Child’s play: sport specialization versus multisport athleticism

 

Mike Dee

 

Children benefit from free play time. Courtesy photo

It is well documented that allowing children free play time without adult intervention will develop their social, cognitive, emotional, and physical abilities. Evidence is growing that suggests the multisport athlete is happier, has fewer injuries, and is bound to be very good in her or his favorite sport. What six-year-old is concerned about making varsity in his sport as a freshman in high school?

As a physical therapist, I see the overuse patterns expressed in soft tissue injuries of young athletes who have specialized in a sport before, during, and post-puberty. I do understand that gymnastics and figure skating require a pre-puberty focus, but would suggest decreasing the volume of practice time and trying another sport as a means of lessening those injuries.

In his article, “To Sample or to Specialize?” in the International Journal of Sport and Exercise Psychology, J. Cote described the measured benefits of early sports diversification:

1. Does not hinder participation in sports in which peak performance is reached after maturation.
2. Is linked to a longer sport career.
3. Promotes positive youth development.
4. Promotes intrinsic motivation through involvement in enjoyable activities.
5. Establishes a range of motor and cognitive experiences.
6. Children should have the opportunity either to specialize in their favorite sport or to continue in sports at a recreational level.
7. Late adolescents have developed the physical, cognitive, social, emotional, and motor skills needed for investing their efforts into highly specialized training in one sport.

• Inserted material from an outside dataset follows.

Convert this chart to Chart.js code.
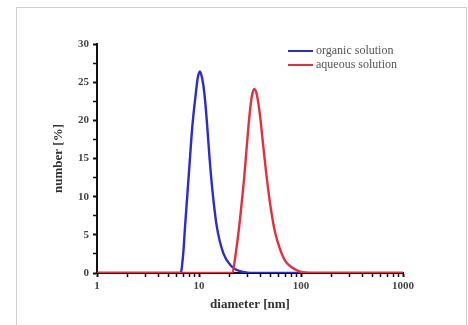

There are technical and tactical skills that cross over from similar sports, and this enhances the athlete’s ability to perform better in all of those sports.  Look at this list of legends who excelled in a few sports:

Tom Brady (NFL) – drafted in the 18th round of the 1995 MLB Draft by the Montreal Expos

Dan Marino (NFL) – drafted in the fourth round of the 1979 MLB Draft by the Kansas City Royals

Tom Glavine (MLB) – drafted in the fourth round of the 1984 NHL Draft by the Los Angeles Kings. He was drafted before Brett Hull and Luc Robitaille, both 2009 Hockey Hall of Fame inductees.

Michael Jordan (NBA) – briefly played as an outfielder in Class AA team for the Chicago White Sox.

Locally, Brendan Gleason of Essex Junction is a starting sophomore attackman on the University of Notre Dame mens lacrosse team. He was captain of the football, hockey, and lacrosse teams while at EJHS.

The message here for parents and youth coaches is simple: mix it up. Allow your lacrosse players to practice their game with volleyball; soccer players, a Frisbee. Let the kids practice freely and make up a new set of rules or a game. Allow some time for sit-ups, pushups, and jumping jacks. Let them create a new warmup exercise.

I am reminded of the sense of adventure, courage, freedom, and potential for anything to happen when I hear a young child, without a toy or piece of equipment, say to another child, “Let’s go play.” Now that sounds like fun!

Mike Dee is a physical therapist and co-owner of DEE Physical Therapy located in South Burlington, Shelburne, and Hinesburg.